The subject of the 13 March episode of Country House Rescue, Tapeley Park in Devon, carries on the wonderful tradition for country house eccentricities – and eccentrics. From how the site was chosen to the manner of the inheritance, this beautiful house has a fascinating history – though more recently it’s been a little neglected.
According to Simon Jenkins, “Few Devon houses have so spectacular an outlook” – and few would disagree. Situated above the pretty seaside town of Bideford, the site of the house was apparently chosen by the builder, Captain William Clevland, who apparently spotted the location through his telescope as he sailed up the Torridge in 1702. He made good on his wish, rebuilding the existing manor house in an austere and somewhat uninspiring style but which took full advantage of the fine views from its elevated position – though this was later largely negated by an enthusiastic blocking up of windows to avoid the window tax.
The house eventually passed to the Christie family through marriage when Agnes Clevland married William Langham Christie in 1855. The Christie fortune was made when one Daniel Christie joined the East India Company and was later given a fortune in gems by a Sultan in thanks for having prevented troops from pillaging a harem. On his return he married the daughter of Sir Purbeck Langham of Glyndebourne in East Sussex and Saunton Court in Devon. His grandson, Augustus Langham Christie, inherited both estates and now being a very eligible and wealthy man was able, in 1882, to marry the daughter of the Earl of Portsmouth, Lady Rosamund, whose family seat was the nearby Eggesford House (demolished in 1917). Coming from such a grand house she was fairly unimpressed with Tapeley, writing in her diary:
“When I first saw Tapeley it was in the winter of 1881 before my marriage to Augustus Langham Christie. It was a Georgian stucco house, very plain and rather dreary in appearance, for many of the front windows had been blocked and the sunk apertures painted black with halfdrawn paint blinds, cords and tassells, looked very dull. The terrace walk and garden did not exist and the drive approached between iron railings.”
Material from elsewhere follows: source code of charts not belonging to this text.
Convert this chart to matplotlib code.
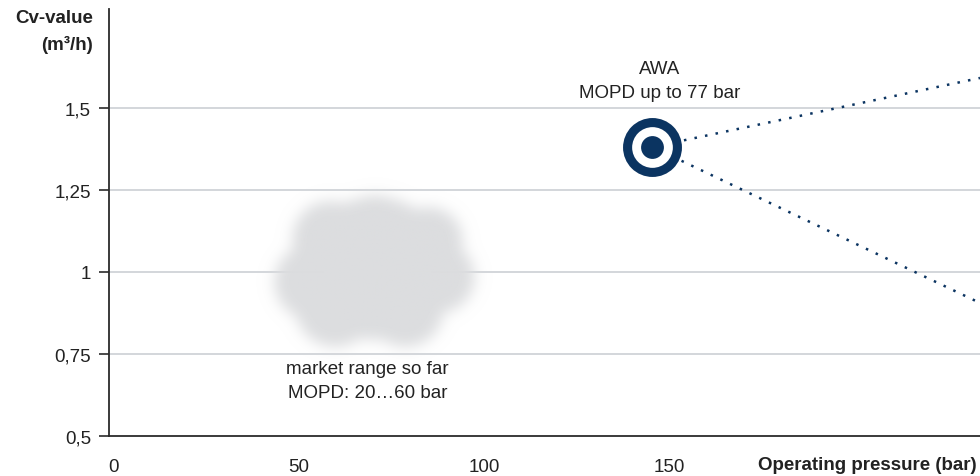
import numpy as np
import matplotlib
matplotlib.use('Agg')
import matplotlib.pyplot as plt

plt.rcParams['font.family'] = ['Liberation Sans', 'DejaVu Sans']

# data
x_ticks = [0, 50, 100, 150]
y_ticks = [0.5, 0.75, 1.0, 1.25, 1.5]
y_tick_labels = ['0,5', '0,75', '1', '1,25', '1,5']

awa_x, awa_y = 145.5, 1.38
# dotted "fan" end points (at the right border)
fan_x = [234, 234]
fan_y = [1.59, 0.905]

# cloud lobes: centre x, centre y (data), radius in px
cloud_x = [70.5, 53.5, 87.6, 58.4, 70.5, 84.9, 59.7, 78.6]
cloud_y = [1.012, 0.970, 0.985, 1.101, 1.125, 1.095, 0.893, 0.887]
cloud_r = [72, 38, 36, 38, 36, 34, 40, 38]

navy = '#0b3461'
grey_txt = '#222222'
fs = 13.5

fig = plt.figure(figsize=(9.8, 4.77), dpi=100)
ax = fig.add_axes([109/980, 40/477, 1 - 109/980, (437 - 10)/477])
ax.set_xlim(-1.3, 234)
ax.set_ylim(0.5, 1.80)

# grid + spines
for v in y_ticks[1:]:
    ax.axhline(v, color='#d3d6db', lw=1.4, zorder=0)
for s in ['top', 'right']:
    ax.spines[s].set_visible(False)
for s in ['left', 'bottom']:
    ax.spines[s].set_color('#2b2b2b')
    ax.spines[s].set_linewidth(1.3)

ax.set_xticks(x_ticks)
ax.set_xticklabels([str(t) for t in x_ticks])
ax.set_yticks(y_ticks)
ax.set_yticklabels(y_tick_labels)
ax.tick_params(axis='x', length=0, pad=16, labelsize=fs, labelcolor=grey_txt)
ax.tick_params(axis='y', length=7, width=1.2, color='#2b2b2b', pad=6,
               labelsize=fs, labelcolor=grey_txt)

# cloud, rendered as a soft image
sx = ax.bbox.width / (ax.get_xlim()[1] - ax.get_xlim()[0])
sy = ax.bbox.height / (ax.get_ylim()[1] - ax.get_ylim()[0])
x0, x1, y0, y1 = 30, 110, 0.65, 1.35
nx, ny = int((x1 - x0) * sx), int((y1 - y0) * sy)
gx = np.linspace(x0, x1, nx)
gy = np.linspace(y0, y1, ny)
GX, GY = np.meshgrid(gx, gy)
mask = np.zeros_like(GX)
for cx, cy, r in zip(cloud_x, cloud_y, cloud_r):
    d = np.hypot((GX - cx) * sx, (GY - cy) * sy)
    mask[d <= r] = 1.0
k = np.arange(-30, 31)
kern = np.exp(-k**2 / (2 * 7.0**2))
kern /= kern.sum()
blur = np.apply_along_axis(lambda m: np.convolve(m, kern, mode='same'), 0, mask)
blur = np.apply_along_axis(lambda m: np.convolve(m, kern, mode='same'), 1, blur)
img = np.zeros((ny, nx, 4))
img[..., :3] = np.array([220, 221, 223]) / 255.0
img[..., 3] = np.clip(blur, 0, 1)
ax.imshow(img, extent=[x0, x1, y0, y1], origin='lower', aspect='auto',
          zorder=1, interpolation='bilinear')

# dotted fan from the AWA target
for fx, fy in zip(fan_x, fan_y):
    ax.plot([awa_x, fx], [awa_y, fy], color=navy, lw=1.8,
            linestyle=(0, (1, 3.3)), zorder=2, clip_on=False)

# target marker
ax.scatter([awa_x], [awa_y], s=1800, color=navy, zorder=3, linewidths=0)
ax.scatter([awa_x], [awa_y], s=860, color='white', zorder=4, linewidths=0)
ax.scatter([awa_x], [awa_y], s=270, color=navy, zorder=5, linewidths=0)

# annotations
ax.text(awa_x + 2, 1.582, 'AWA\nMOPD up to 77 bar', ha='center', va='center',
        fontsize=fs, color=grey_txt, linespacing=1.55)
ax.text(68.6, 0.668, 'market range so far\nMOPD: 20…60 bar', ha='center',
        va='center', fontsize=fs, color=grey_txt, linespacing=1.55)

# axis titles
fig.text(93/980, 1 - 32/477, 'Cv-value\n(m³/h)', ha='right', va='center',
         fontsize=fs, fontweight='bold', color=grey_txt, linespacing=1.6)
fig.text(977/980, 1 - 466/477, 'Operating pressure (bar)', ha='right',
         va='center', fontsize=fs, fontweight='bold', color=grey_txt)

plt.savefig('out.png', dpi=100)
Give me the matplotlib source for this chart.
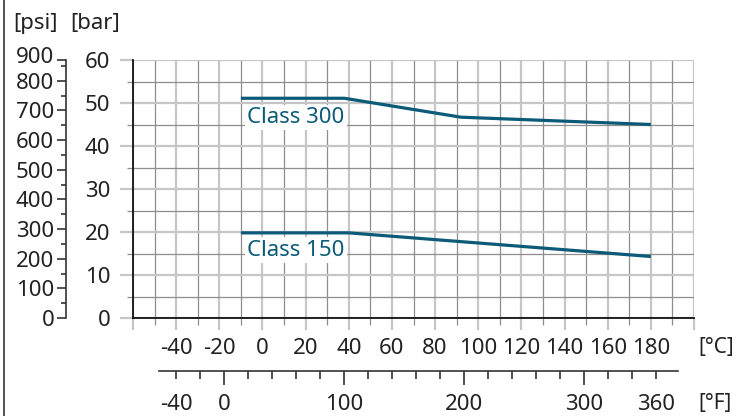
import matplotlib
matplotlib.use("Agg")
import matplotlib.pyplot as plt
from matplotlib.ticker import FixedLocator, FixedFormatter, FuncFormatter
from matplotlib.lines import Line2D

# pressure / temperature ratings (bar over degC)
temp_c300 = [-10, 38, 92, 180]
bar_c300 = [51.1, 51.1, 46.7, 45.0]
temp_c150 = [-10, 40, 180]
bar_c150 = [19.8, 19.8, 14.3]

c_ticks = list(range(-60, 201, 20))
c_labels = ['' if t in (-60, 200) else str(t) for t in c_ticks]
bar_ticks = list(range(0, 61, 10))
psi_ticks = [0, 100, 200, 300, 400, 500, 600, 700, 800]
f_major = [0, 100, 200, 300]
f_minor = list(range(-40, 361, 20))
f_end_labels = [-40, 360]

LINE = '#0b5a78'
TXT = '#222222'
MAJ = '#c6c6c6'
MIN = '#8e8e8e'
PT = 0.72  # points per pixel at dpi 100

plt.rcParams['font.family'] = ['Noto Sans', 'DejaVu Sans']
plt.rcParams['font.size'] = 16
plt.rcParams['axes.unicode_minus'] = False

W, H = 736, 416
fig = plt.figure(figsize=(W / 100, H / 100), dpi=100)


def px_rect(x0, y0, x1, y1):
    return [x0 / W, 1 - y1 / H, (x1 - x0) / W, (y1 - y0) / H]


ax = fig.add_axes(px_rect(133, 60, 694, 318))
ax.set_xlim(-60, 200)
ax.set_ylim(0, 60)
ax.set_axisbelow(True)

ax.plot(temp_c300, bar_c300, color=LINE, lw=2.3, solid_capstyle='butt', zorder=3)
ax.plot(temp_c150, bar_c150, color=LINE, lw=2.3, solid_capstyle='butt', zorder=3)
box = dict(boxstyle='square,pad=0.1', fc='white', ec='none')
ax.text(-7, 46.6, 'Class 300', color=LINE, va='center', ha='left', bbox=box, zorder=4)
ax.text(-7, 15.8, 'Class 150', color=LINE, va='center', ha='left', bbox=box, zorder=4)

ax.set_xticks(c_ticks)
ax.set_xticklabels(c_labels)
ax.xaxis.set_minor_locator(FixedLocator(range(-50, 200, 20)))
ax.set_yticks(bar_ticks)
ax.yaxis.set_minor_locator(FixedLocator(range(5, 60, 10)))
ax.grid(which='major', color=MAJ, lw=1.6)
ax.grid(which='minor', color=MIN, lw=0.9)
ax.tick_params(axis='x', which='major', length=12 * PT, width=1.6, color=MAJ,
               pad=6, labelcolor=TXT)
ax.tick_params(axis='x', which='minor', length=7 * PT, width=0.9, color=MIN)
ax.tick_params(axis='y', which='major', length=13 * PT, width=1.6, color=MAJ,
               pad=7, labelcolor=TXT)
ax.tick_params(axis='y', which='minor', length=6 * PT, width=0.9, color=MIN)
for s in ['top', 'right']:
    ax.spines[s].set_visible(False)
for s in ['left', 'bottom']:
    ax.spines[s].set_color('#111111')
    ax.spines[s].set_linewidth(1.3)
    ax.spines[s].set_zorder(3.5)

# psi scale on the left
psi = ax.secondary_yaxis((66 - 133) / 561, functions=(lambda b: b * 14.5038,
                                                      lambda p: p / 14.5038))
psi.yaxis.set_major_locator(FixedLocator(psi_ticks + [870.2]))
psi.yaxis.set_major_formatter(FixedFormatter([str(p) for p in psi_ticks] + ['']))
psi.yaxis.set_minor_locator(FixedLocator(range(50, 851, 100)))
psi.tick_params(which='major', length=9 * PT, width=1.2, color='#333333', pad=2,
                labelcolor=TXT)
psi.tick_params(which='minor', length=5 * PT, width=1.2, color='#333333')
psi.spines['left'].set_color('#333333')
psi.spines['left'].set_linewidth(1.2)
# the top label sits a little above the end of the scale
ax.text((54 - 133) / 561, 60.6, '900', transform=ax.get_yaxis_transform(),
        ha='right', va='center', color=TXT, clip_on=False)

# degF scale below
fah = ax.secondary_xaxis((318 - 371) / 258, functions=(lambda c: c * 1.8 + 32,
                                                       lambda f: (f - 32) / 1.8))
fah.xaxis.set_major_locator(FixedLocator(f_major))
fah.xaxis.set_minor_locator(FixedLocator(f_minor))
fah.xaxis.set_minor_formatter(FuncFormatter(
    lambda v, p: str(int(round(v))) if int(round(v)) in f_end_labels else ''))
fah.tick_params(which='major', length=14 * PT, width=1.2, color='#333333', pad=6.8,
                labelcolor=TXT)
fah.tick_params(which='minor', length=8 * PT, width=1.2, color='#333333', pad=11.1,
                labelcolor=TXT)
fah.spines['bottom'].set_bounds(-54, 379)
fah.spines['bottom'].set_color('#333333')
fah.spines['bottom'].set_linewidth(1.2)

fig.text(13 / W, 1 - 23 / H, '[psi]', ha='left', va='center', color=TXT)
fig.text(70 / W, 1 - 23 / H, '[bar]', ha='left', va='center', color=TXT)
fig.text(698 / W, 1 - 348 / H, '[°C]', ha='left', va='center', color=TXT, fontsize=15)
fig.text(698 / W, 1 - 403 / H, '[°F]', ha='left', va='center', color=TXT, fontsize=15)

fig.add_artist(Line2D([4 / W, 4 / W], [0, 1], transform=fig.transFigure,
                      color='#444444', lw=1.3))

fig.savefig('out.png', dpi=100)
The marriage was not a particularly happy one with Lady Rosamund eventually banishing Augustus to the other Christie estate, the nearby Saughton Court, for his ‘eccentricities’ which apparently included ‘childish behaviour’ such as kicking the furniture repeatedly to annoy her. In his absence, Lady Rosamund poured her energies into rebuilding Tapeley and engaged one of the leading neo-baroque architects, John Belcher (b.1841 – d.1913). Due to limited finance, the work was to last from 1896 until 1916 but the professional relationship between client and architect was a happy one – so much so that on his death she had a plaque added to a wall in his memory.
Belcher is not as widely known as perhaps he should be, though his work is well regarded. He worked mainly on commercial buildings and institutions including the Whiteleys department store in London, and the brilliant Mappin & Webb building in the City of London which was scandalously demolished in 1994 to build No.1 Poultry (the only good view is looking out from the top of it!). More prominently, Belcher also designed in 1907 the imposing Ashton Memorial in Lancaster for Baron Ashton.
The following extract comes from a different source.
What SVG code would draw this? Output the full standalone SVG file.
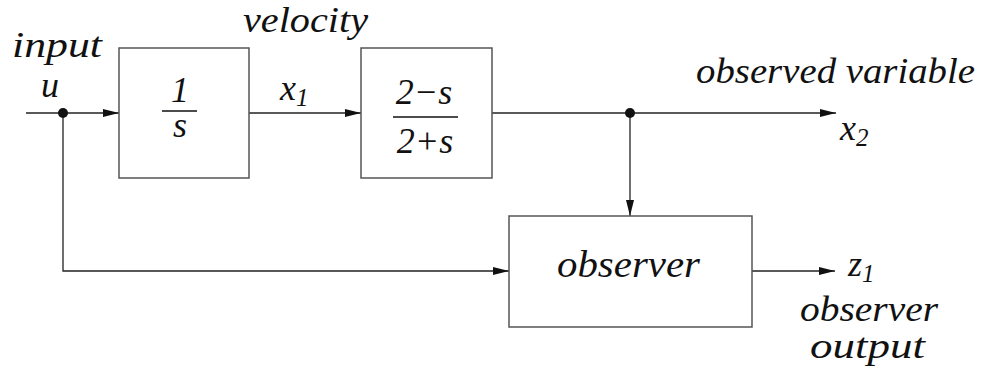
<svg xmlns="http://www.w3.org/2000/svg" width="992" height="369" viewBox="0 0 992 369">
<defs>
<marker id="ar" viewBox="0 0 16 8" refX="16" refY="4" markerWidth="16" markerHeight="8" markerUnits="userSpaceOnUse" orient="auto">
<path d="M0,0 L16,4 L0,8 Z" fill="#111"/>
</marker>
</defs>
<rect width="992" height="369" fill="#fff"/>
<g id="connectors" fill="none" stroke="#222" stroke-width="1.3">
<line x1="26" y1="113" x2="119" y2="113" marker-end="url(#ar)"/>
<line x1="249" y1="113" x2="361" y2="113" marker-end="url(#ar)"/>
<line x1="492" y1="113" x2="836" y2="113" marker-end="url(#ar)"/>
<line x1="630" y1="113" x2="630" y2="216" marker-end="url(#ar)"/>
<polyline points="63,113 63,271 509,271" marker-end="url(#ar)"/>
<line x1="752" y1="271" x2="835" y2="271" marker-end="url(#ar)"/>
<circle cx="63" cy="113" r="5" fill="#111" stroke="none"/>
<circle cx="630" cy="113" r="5" fill="#111" stroke="none"/>
</g>
<g id="integrator">
<rect x="119" y="48" width="130" height="130" fill="#fff" stroke="#555" stroke-width="1.5"/>
<text x="180" y="102" text-anchor="middle" font-family="Liberation Serif" font-style="italic" font-size="36" fill="#111">1</text>
<line x1="162" y1="111" x2="197" y2="111" stroke="#111" stroke-width="1.5"/>
<text x="180" y="137" text-anchor="middle" font-family="Liberation Serif" font-style="italic" font-size="36" fill="#111">s</text>
</g>
<g id="allpass">
<rect x="361" y="48" width="131" height="130" fill="#fff" stroke="#555" stroke-width="1.5"/>
<text x="424" y="104" text-anchor="middle" font-family="Liberation Serif" font-style="italic" font-size="36" fill="#111">2−s</text>
<line x1="393" y1="117" x2="458" y2="117" stroke="#111" stroke-width="1.5"/>
<text x="425" y="153" text-anchor="middle" font-family="Liberation Serif" font-style="italic" font-size="36" fill="#111">2+s</text>
</g>
<g id="observer">
<rect x="509" y="216" width="243" height="111" fill="#fff" stroke="#555" stroke-width="1.5"/>
<text x="557" y="277" font-family="Liberation Serif" font-style="italic" font-size="37" fill="#111" textLength="143" lengthAdjust="spacingAndGlyphs">observer</text>
</g>
<g id="labels" font-family="Liberation Serif" font-style="italic" font-size="36" fill="#111">
<text x="12" y="57" textLength="90" lengthAdjust="spacingAndGlyphs">input</text>
<text x="50" y="97" text-anchor="middle">u</text>
<text x="243" y="32" textLength="125" lengthAdjust="spacingAndGlyphs">velocity</text>
<text x="280" y="100">x<tspan font-size="25" dy="6">1</tspan></text>
<text x="840" y="140">x<tspan font-size="25" dy="6">2</tspan></text>
<text x="696" y="83" textLength="279" lengthAdjust="spacingAndGlyphs">observed variable</text>
<text x="848" y="276">z<tspan font-size="25" dy="6">1</tspan></text>
<text x="800" y="321" textLength="138" lengthAdjust="spacingAndGlyphs">observer</text>
<text x="810" y="358" textLength="115" lengthAdjust="spacingAndGlyphs">output</text>
</g>
</svg>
Belcher transformed the ‘dreary’ house to create an imposing but elegant ‘Queen Anne’ style Georgian villa of brick with stone pilasters, parapet and a pediment, sitting above the impressive terraced gardens. The interiors are also of note, featuring a grand staircase hall and also several good fireplaces and plaster ceilings from the original house. Lady Rosamund had to fight to keep hold of her creation as, in an act of revenge, Augustus left the house in his will on his death in 1930 to a distant cousin in Canada, forcing her to have to go to court to argue, successfully, that Augustus was obviously insane.
The house and estate were inherited by her son, John Christie, who founded the famous opera at Glyndebourne, where he spent the other half of his time when he wasn’t at Tapeley. Tapeley was then inherited by his daughter, another Rosamund, who frugally ran the house until her death in 1988 and was known for conducting the tours with a parrot on her head.
The current owner is one Hector Christie, Rosamund’s nephew, who apparently decided with his brother which was to inherit Glyndebourne and Tapeley by flipping a coin whilst in a Brighton nightclub. Hector, though Eton-educated, is something of a rebel, once sneaking into a Labour party conference to heckle Tony Blair about the Iraq war, and also extending a fairly broad invitation to various hippies to create something of an eco-commune at Tapeley.
Though almost all the hippies have now left, Hector has now decided that he should focus on managing the house and estate on a more commercial basis, and not a moment too soon judging by the deteriorating condition of the grade-II* listed house, where part of the dining room ceiling fell in shortly before Ruth Watson’s first visit. Fingers crossed her advice can provide a means for the family to stay in their ancestral seat without compromising either the architecture or setting or his principles.